Doug Bandow, in an astute piece over at the National Interest, asks a simple question:
If America is not in Afghanistan to stop terrorism, then what are roughly 100,000 U.S. military personnel, along with tens of thousands of allied troops, military contractors, and aid workers, doing?
It’s a rather popular question these days, but the answer is not as simple as it was in, say, Iraq. Iraq was undoubtedly a strategic gold mine for U.S. national security planners and it fell comfortably into the dominant framework for how they conduct imperial policy. Afghanistan is not so obviously important in the strategic sense.

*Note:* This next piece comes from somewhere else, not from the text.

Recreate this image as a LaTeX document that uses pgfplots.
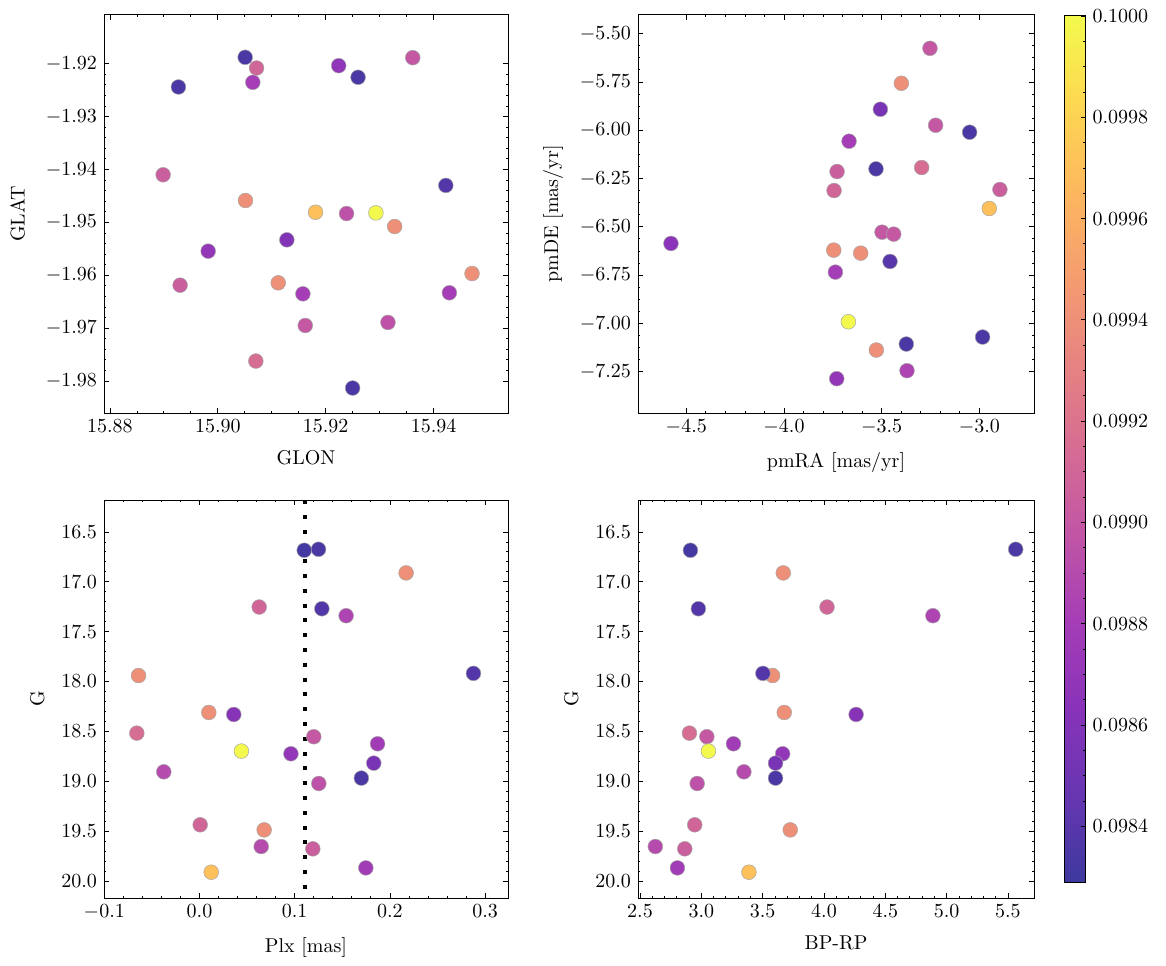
\documentclass[border=0pt]{standalone}
\usepackage{pgfplots}
\pgfplotsset{compat=1.18}
\usepackage{pgfplotstable}

\pgfplotsset{
  colormap={plasmaA}{rgb255=(61,57,159) rgb255=(103,54,177) rgb255=(136,51,185) rgb255=(165,61,182) rgb255=(193,85,166) rgb255=(214,108,147) rgb255=(231,131,129) rgb255=(245,157,111) rgb255=(253,184,94) rgb255=(253,216,81) rgb255=(243,250,77)},
  sciax/.style={scale only axis, tick align=inside, xtick pos=both, ytick pos=both,
    major tick length=2.4pt, minor tick length=1.2pt,
    every tick/.style={black, line width=0.4pt},
    axis line style={line width=0.5pt},
    point meta min=0.09829, point meta max=0.1, colormap name=plasmaA,
    scaled ticks=false, clip=true,
    xlabel shift=2pt, ylabel shift=1.5pt},
  stars/.style={scatter, only marks, mark=*, mark size=3.7pt, scatter src=explicit,
    scatter/use mapped color={draw=black!35, fill=mapped color},
    mark options={line width=0.25pt}},
  fx/.style={xticklabel style={/pgf/number format/.cd, fixed, fixed zerofill, precision=#1}},
  fy/.style={yticklabel style={/pgf/number format/.cd, fixed, fixed zerofill, precision=#1}},
}

\pgfplotstableread{
x y c
15.90507 -1.91880 0.09835
15.90718 -1.92082 0.09910
15.90649 -1.92353 0.09880
15.89270 -1.92441 0.09835
15.92241 -1.92038 0.09868
15.92600 -1.92258 0.09835
15.93614 -1.91887 0.09900
15.88986 -1.94101 0.09905
15.94227 -1.94302 0.09838
15.90513 -1.94588 0.09940
15.91812 -1.94809 0.09970
15.92387 -1.94834 0.09895
15.92931 -1.94821 0.10000
15.93278 -1.95079 0.09940
15.91280 -1.95331 0.09860
15.89821 -1.95545 0.09870
15.89301 -1.96188 0.09905
15.91120 -1.96144 0.09940
15.91577 -1.96352 0.09880
15.94713 -1.95968 0.09940
15.94293 -1.96332 0.09880
15.91621 -1.96950 0.09900
15.93154 -1.96893 0.09895
15.90705 -1.97623 0.09915
15.92499 -1.98133 0.09835
}\galactic

\pgfplotstableread{
x y c
-3.2529 -5.5759 0.09900
-3.3994 -5.7569 0.09940
-3.5068 -5.8914 0.09855
-3.2239 -5.9741 0.09900
-3.0500 -6.0103 0.09835
-3.6670 -6.0569 0.09880
-3.7284 -6.2138 0.09905
-3.5290 -6.2000 0.09835
-3.2955 -6.1931 0.09915
-3.7437 -6.3121 0.09910
-2.8949 -6.3069 0.09905
-2.9495 -6.4052 0.09970
-3.4983 -6.5276 0.09900
-3.4386 -6.5379 0.09900
-4.5784 -6.5862 0.09865
-3.7454 -6.6207 0.09940
-3.6074 -6.6362 0.09940
-3.4574 -6.6793 0.09840
-3.7369 -6.7345 0.09880
-3.6704 -6.9914 0.10000
-3.5273 -7.1379 0.09940
-3.3739 -7.1069 0.09835
-2.9836 -7.0707 0.09835
-3.3705 -7.2448 0.09885
-3.7301 -7.2862 0.09870
}\propermotion

\pgfplotstableread{
plx bprp G c
0.1100 2.911 16.684 0.09832
0.1250 5.563 16.674 0.09835
0.2170 3.668 16.911 0.09940
0.0627 4.025 17.253 0.09910
0.1285 2.976 17.270 0.09838
0.1540 4.888 17.340 0.09885
-0.0640 3.581 17.940 0.09940
0.2877 3.502 17.918 0.09838
0.0098 3.676 18.310 0.09940
0.0360 4.262 18.330 0.09862
-0.0658 2.903 18.517 0.09915
0.1200 3.045 18.553 0.09900
0.1870 3.262 18.624 0.09878
0.0440 3.058 18.697 0.10000
0.0960 3.663 18.724 0.09870
0.1830 3.605 18.818 0.09855
-0.0375 3.347 18.905 0.09890
0.1700 3.605 18.968 0.09835
0.1253 2.966 19.022 0.09895
0.0007 2.946 19.436 0.09910
0.0679 3.725 19.487 0.09940
0.0648 2.625 19.654 0.09890
0.1190 2.865 19.677 0.09905
0.0123 3.388 19.911 0.09970
0.1747 2.805 19.868 0.09878
}\photometry

\begin{document}
\fontsize{10}{12}\selectfont
\begin{tikzpicture}
\path (0,0) rectangle (583pt,482.5pt);

% top left
\begin{axis}[sciax, at={(52pt,276pt)}, anchor=south west, width=202pt, height=199pt,
  xmin=15.8789, xmax=15.9538, ymin=-1.98605, ymax=-1.9108,
  xtick={15.88,15.90,15.92,15.94}, fx=2, minor x tick num=3,
  ytick={-1.98,-1.97,-1.96,-1.95,-1.94,-1.93,-1.92}, fy=2, minor y tick num=4,
  xlabel={GLON}, ylabel={GLAT}, ylabel shift=3.5pt]
\addplot[stars] table[x=x, y=y, meta=c] {\galactic};
\end{axis}

% top right
\begin{axis}[sciax, at={(319pt,276pt)}, anchor=south west, width=198pt, height=199pt,
  xmin=-4.747, xmax=-2.7205, ymin=-7.4638, ymax=-5.4034,
  xtick={-4.5,-4,-3.5,-3}, fx=1, minor x tick num=4,
  ytick={-7.25,-7,-6.75,-6.5,-6.25,-6,-5.75,-5.5}, fy=2, minor y tick num=3,
  xlabel={pmRA [mas/yr]}, ylabel={pmDE [mas/yr]},
  colorbar shift/.style={xshift=15pt, yshift=-0.5pt},
  colorbar,
  colorbar style={
    scale only axis, width=10.5pt, height=433pt,
    ytick={0.0984,0.0986,0.0988,0.099,0.0992,0.0994,0.0996,0.0998,0.1},
    minor y tick num=3, tick align=inside, ytick pos=right, yticklabel pos=right,
    major tick length=2.4pt, minor tick length=1.2pt,
    every tick/.style={black, line width=0.4pt},
    axis line style={line width=0.5pt},
    scaled y ticks=false,
    yticklabel style={/pgf/number format/.cd, fixed, fixed zerofill, precision=4}}]
\addplot[stars] table[x=x, y=y, meta=c] {\propermotion};
\end{axis}

% bottom left
\begin{axis}[sciax, at={(52pt,33.5pt)}, anchor=south west, width=202pt, height=199pt,
  xmin=-0.1003, xmax=0.324, ymin=16.18, ymax=20.17, y dir=reverse,
  xtick={-0.1,0,0.1,0.2,0.3}, fx=1, minor x tick num=4,
  ytick={16.5,17,17.5,18,18.5,19,19.5,20}, fy=1, minor y tick num=4,
  xlabel={Plx [mas]}, ylabel={G}]
\addplot[stars] table[x=plx, y=G, meta=c] {\photometry};
\addplot[black, line width=2pt, dash pattern=on 2pt off 5.4pt, forget plot] coordinates {(0.111,16.18) (0.111,20.17)};
\end{axis}

% bottom right
\begin{axis}[sciax, at={(319pt,33.5pt)}, anchor=south west, width=198pt, height=199pt,
  xmin=2.4837, xmax=5.7124, ymin=16.18, ymax=20.17, y dir=reverse,
  xtick={2.5,3,3.5,4,4.5,5,5.5}, fx=1, minor x tick num=4,
  ytick={16.5,17,17.5,18,18.5,19,19.5,20}, fy=1, minor y tick num=4,
  xlabel={BP-RP}, ylabel={G}]
\addplot[stars] table[x=bprp, y=G, meta=c] {\photometry};
\end{axis}
\end{tikzpicture}
\end{document}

The Taliban have no broader goals outside ruling Afghanistan and ousting foreign occupiers, so the direct threat justification falls flat. Cries of a fundamentalist caliphate stretching across the region are simply paranoid and ignorant of the fact that our presence inspires such ideology rather than our absence; “Some policy makers,” writes Bandow, “appear to fantasize that only a pro-Western government buttressed by an American military presence can prevent” a potentially violent geopolitical competition between the U.S. and the other regional powers. But that talk is merely the fright of people profoundly committed to superpower status in every corner of the world. And anyway, such a power grab hardly justifies thousands of deaths, endless war, and a bolstering national security state here at home.
So why, then, are we still there? I think the reason may be analogous for the prolongation of the Vietnam War. By 1965, Secretary of Defense Robert McNamara had admitted the war was unwinnable, but necessary in order to maintain international credibility and prestige. Obama is saving face, as were leaders conducting the Vietnam War.
What’s more is that our very presence as military occupiers and props to a corrupt government is the fuel for the resistance. The U.S. cannot win militarily, because the Taliban and other insurgents will continue to resist. William Oliver Trafton, a U.S. soldier in the war in the Philippines, considered the enemy a lower breed of people and expected a quick U.S. victory. Writing in his diary, he recalled a conversation with his friend:
He says, “Hell, they sure won’t kill only 40 of us.”
I says, “You told me that we could whip the whole thing in two weeks.”
He says, “Haven’t we licked them every time that we have had a fight?”
I says, “Yes, but the damn fools won’t stay whipped.”
Unfortunately, saving face seems to require a military victory over all else. As Bandow says:
A deal would appear to be the best of a bad set of options. The late Richard Holbrooke hoped to negotiate, but Gen. David Petraeus “was looking for something closer to a surrender than a negotiation from the Taliban, and his remains the default position in the Obama administration,” complained Time columnist Joe Klein. Other officials don’t want to talk until the United States has established clear military advantage—but what if the Taliban adopts the same strategy?